HC Deb 24 July 1951 vol 491 cc190-2
29. Mr. Hamilton

asked the Secretary of State for Scotland what progress has been made in the selection of tubercular patients for treatment in Switzerland; on what basis is selection determined; and when are the first patients likely to leave the United Kingdom.

Mr. McNeil

As I explained when announcing these arrangements on 10th April last, patients selected for treatment in Switzerland are normally persons in need of at least six months sanatorium care but unlikely to require any major surgical operation. Treatment in Switzerland is offered to persons recommended for sanatorium treatment in the ordinary way, where on medical grounds this particular treatment is considered appropriate by the tuberculosis physicians.

The first group of 36 patients from Scotland left on 15th June, and the second group of the same size on 18th July. It is intended that a further group should leave each month until October.

Mr. Hamilton

Whilst thanking my hon. Friend for that information, would he indicate what steps are being taken to give the maximum amount of publicity to these facts and figures in the T.B. hospitals and to all T.B. patients throughout Scotland?

Mr. McNeil

I should have thought that has received wide publicity through the co-operation of the Press, but I should be glad to consider whether there is any other scheme we can utilise to bring it to the notice of the patients.

Brigadier Medlicott

Is it still a fact that only 130 beds altogether have been arranged for British patients in Switzerland? Having regard to the fact that there are upwards of 10,000 people awaiting treatment for tuberculosis, is there no hope of arranging for a far greater number of beds in Switzerland for patients from this country?

Mr. McNeil

I must resist the attempt to make any party capital out of this and point out that this represents more beds than ever before. But I ask hon. Gentlemen to go slowly in what at this stage can only be an experiment, although it is an experiment about which I am very optimistic.

Brigadier Medlicott

Is the right hon. Gentleman aware that there can be no question of party capital here; it is a question of arithmetic. I am merely asking him to compare the existing number of beds, 130, with the stated number of patients, which is 10,000.

Mr.
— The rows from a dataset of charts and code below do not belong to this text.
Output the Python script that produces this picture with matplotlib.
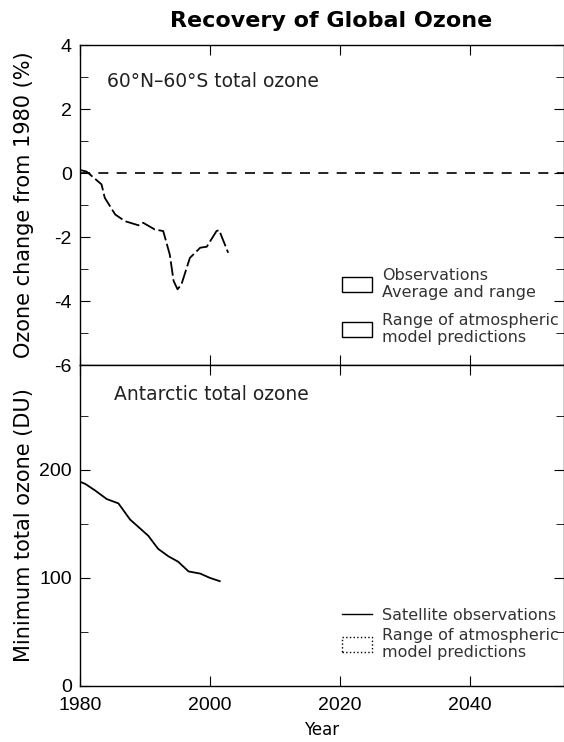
import numpy as np
import matplotlib
matplotlib.use('Agg')
import matplotlib.pyplot as plt
from matplotlib.patches import Patch
from matplotlib.lines import Line2D

plt.rcParams['font.family'] = ['DejaVu Sans']
plt.rcParams['axes.unicode_minus'] = False

# 60N-60S total ozone change (%)
years_mid = [1980.0, 1981.0, 1983.3, 1983.8, 1985.4, 1986.9, 1989.0, 1989.7, 1991.5,
             1992.8, 1993.8, 1994.4, 1995.0, 1995.6, 1996.9, 1998.5, 1999.5, 2001.0,
             2001.4, 2002.8]
change_mid = [0.1, 0.05, -0.35, -0.77, -1.29, -1.5, -1.63, -1.55, -1.76,
              -1.81, -2.54, -3.37, -3.63, -3.48, -2.65, -2.33, -2.30, -1.81,
              -1.78, -2.49]

# Antarctic minimum total ozone (DU)
years_ant = [1980.0, 1980.8, 1982.3, 1984.1, 1985.9, 1987.7, 1989.2, 1990.5, 1992.0,
             1993.6, 1995.1, 1996.7, 1998.5, 2000.0, 2001.5]
min_ozone = [189, 187, 181, 173, 169, 154, 146, 139, 127,
             120, 115, 106, 104, 100, 97]

xticks = [1980, 2000, 2020, 2040]

fig = plt.figure(figsize=(5.64, 7.42), dpi=100)
ax1 = fig.add_axes([0.142, 0.508, 0.858, 0.431])
ax2 = fig.add_axes([0.142, 0.0755, 0.858, 0.4325], sharex=ax1)

fig.text(0.587, 0.972, 'Recovery of Global Ozone', ha='center', va='center',
         fontsize=16, fontweight='bold')

leg_kw = dict(loc='lower left', frameon=False, fontsize=11.5, handlelength=1.9,
              handleheight=1.1, handletextpad=0.6, borderpad=0, borderaxespad=0,
              labelcolor='#333333')

# top panel
ax1.axhline(0, color='black', lw=1.2, ls=(0, (6, 5)))
ax1.plot(years_mid, change_mid, color='black', lw=1.3, ls=(0, (8, 2)))
ax1.set_ylim(-6, 4)
ax1.set_yticks(np.arange(-6, 5, 2))
ax1.set_yticks(np.arange(-6, 5, 1), minor=True)
ax1.set_ylabel('Ozone change from 1980 (%)', fontsize=15)
ax1.yaxis.set_label_coords(-0.095, 0.5)
ax1.text(0.055, 0.87, '60°N–60°S total ozone', transform=ax1.transAxes,
         fontsize=13.5, color='#222222')
h1 = [Patch(facecolor='white', edgecolor='black', lw=1),
      Patch(facecolor='white', edgecolor='black', lw=1)]
ax1.legend(h1, ['Observations\nAverage and range', 'Range of atmospheric\nmodel predictions'],
           bbox_to_anchor=(0.541, 0.062), labelspacing=0.8, **leg_kw)
plt.setp(ax1.get_xticklabels(), visible=False)

# bottom panel
ax2.plot(years_ant, min_ozone, color='black', lw=1.3)
ax2.set_ylim(0, 297)
ax2.set_yticks([0, 100, 200])
ax2.set_yticks(np.arange(0, 297, 50), minor=True)
ax2.set_ylabel('Minimum total ozone (DU)', fontsize=15)
ax2.yaxis.set_label_coords(-0.095, 0.5)
ax2.text(0.07, 0.89, 'Antarctic total ozone', transform=ax2.transAxes,
         fontsize=13.5, color='#222222')
h2 = [Line2D([], [], color='black', lw=1),
      Patch(facecolor='white', edgecolor='black', lw=1, ls=':')]
ax2.legend(h2, ['Satellite observations', 'Range of atmospheric\nmodel predictions'],
           bbox_to_anchor=(0.541, 0.08), labelspacing=0.3, **leg_kw)

ax2.set_xlim(1980, 2054.5)
ax2.set_xticks(xticks)
ax2.set_xlabel('Year', fontsize=12, labelpad=5)

for ax in (ax1, ax2):
    ax.tick_params(which='both', direction='in', top=True, right=True, labelsize=14)
    ax.tick_params(which='major', length=7)
    ax.tick_params(which='minor', length=6)
    ax.tick_params(axis='y', pad=6)
    ax.tick_params(axis='x', pad=8)
    for lbl in ax.get_xticklabels() + ax.get_yticklabels():
        lbl.set_family('Liberation Sans')
    for s in ax.spines.values():
        s.set_linewidth(1)

fig.savefig('out.png', dpi=100)
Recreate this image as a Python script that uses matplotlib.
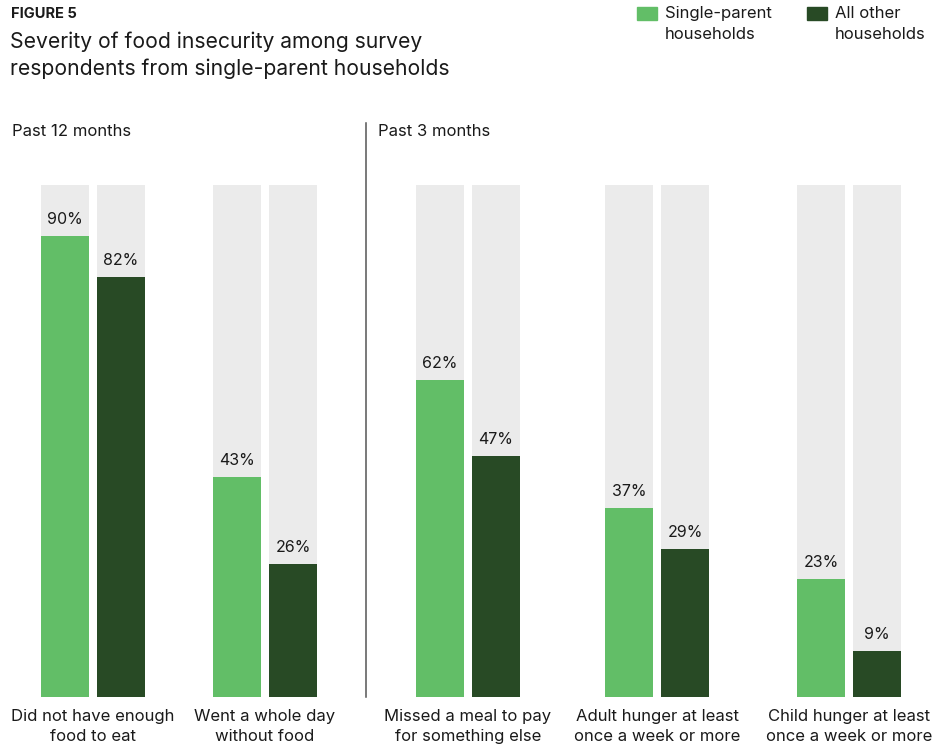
import numpy as np
import matplotlib.pyplot as plt
from matplotlib.patches import Rectangle

plt.rcParams['font.family'] = ['Inter', 'DejaVu Sans']

# data
categories = [
    "Did not have enough\nfood to eat",
    "Went a whole day\nwithout food",
    "Missed a meal to pay\nfor something else",
    "Adult hunger at least\nonce a week or more",
    "Child hunger at least\nonce a week or more",
]
single_parent = [90, 43, 62, 37, 23]
all_other = [82, 26, 47, 29, 9]
series_names = ["Single-parent\nhouseholds", "All other\nhouseholds"]

GREEN = "#62be67"
DARK = "#284a25"
BG = "#ebebeb"
TXT = "#1a1a1a"

W, H = 947, 748
fig = plt.figure(figsize=(W / 100, H / 100), dpi=100)

# plot area in pixel-like units horizontally, 0-100 vertically
base_px, top_px = 697, 185
ax = fig.add_axes([0, (H - base_px) / H, 1, (base_px - top_px) / H])
ax.set_xlim(0, W)
ax.set_ylim(0, 100)
ax.axis("off")

centers = np.array([93, 265, 468, 657, 849])
bw = 48
off = 28

ax.bar(centers - off, [100] * 5, width=bw, color=BG, zorder=1)
ax.bar(centers + off, [100] * 5, width=bw, color=BG, zorder=1)
b1 = ax.bar(centers - off, single_parent, width=bw, color=GREEN, zorder=2)
b2 = ax.bar(centers + off, all_other, width=bw, color=DARK, zorder=2)

for bars, vals in ((b1, single_parent), (b2, all_other)):
    for r, v in zip(bars, vals):
        ax.annotate(f"{v}%", (r.get_x() + r.get_width() / 2, v),
                    xytext=(0, 9), textcoords="offset pixels",
                    ha="center", va="bottom", fontsize=11.5, color=TXT)

for c, lab in zip(centers, categories):
    ax.annotate(lab, (c, 0), xytext=(0, -12), textcoords="offset pixels",
                ha="center", va="top", fontsize=12, color=TXT,
                linespacing=1.45, annotation_clip=False)

# divider between the two time periods
fig.add_artist(plt.Line2D([366 / W, 366 / W], [1 - 123 / H, 1 - 697 / H],
                          color="#555555", lw=1.1))

fig.text(12 / W, 1 - 132 / H, "Past 12 months", fontsize=12, color=TXT,
         ha="left", va="center")
fig.text(378 / W, 1 - 132 / H, "Past 3 months", fontsize=12, color=TXT,
         ha="left", va="center")

# title block
fig.text(11 / W, 1 - 14 / H, "FIGURE 5", fontsize=10.5, fontweight="bold",
         color=TXT, ha="left", va="center")
fig.text(10 / W, 1 - 55 / H,
         "Severity of food insecurity among survey\nrespondents from single-parent households",
         fontsize=15.2, color=TXT, ha="left", va="center", linespacing=1.4)

# legend
for x0, col, name in ((637, GREEN, series_names[0]), (807, DARK, series_names[1])):
    fig.add_artist(Rectangle((x0 / W, 1 - 20 / H), 20 / W, 13 / H,
                             color=col, transform=fig.transFigure))
    fig.text((x0 + 28) / W, 1 - 24 / H, name, fontsize=12, color=TXT,
             ha="left", va="center", linespacing=1.55)

fig.savefig("out.png", dpi=100)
McNeil

If the hon. and gallant Gentleman is going to press me, let me say that his arithmetic is wrong. He must multiply it by two for Great Britain, and that number gives more beds than any Opposition Member ever thought of.

Lieut.-Colonel Elliot

Really, this gross attempt to make party capital must be resisted. Is the Minister not aware that he was pressed by the Opposition for many a long month before the slightest action was taken by the Government?

Hon. Members

Oh!

Mr. McNeil

I must confess that I am indebted to the co-operation of the right hon. and gallant Gentleman upon this subject. While I do not want to be pushed, I must repeat that the Opposition, when in power, took no special steps.

Lieut.-Colonel Elliot

On that point, surely the right hon. Gentleman is aware that a much larger number of beds was available at home then?

Mr. McNeil indicated dissent.

Mr. Hamilton

Is it not right and proper that we on this side of the House should make party political capital out of this wonderful Service that was talked about so much by the Opposition but about which nothing was done?

Lieut.-Colonel Elliot

May I point out that the hon. Member is seeking to disprove the statement of the Secretary of State and that an attempt is being made to make party capital out of this from his own benches?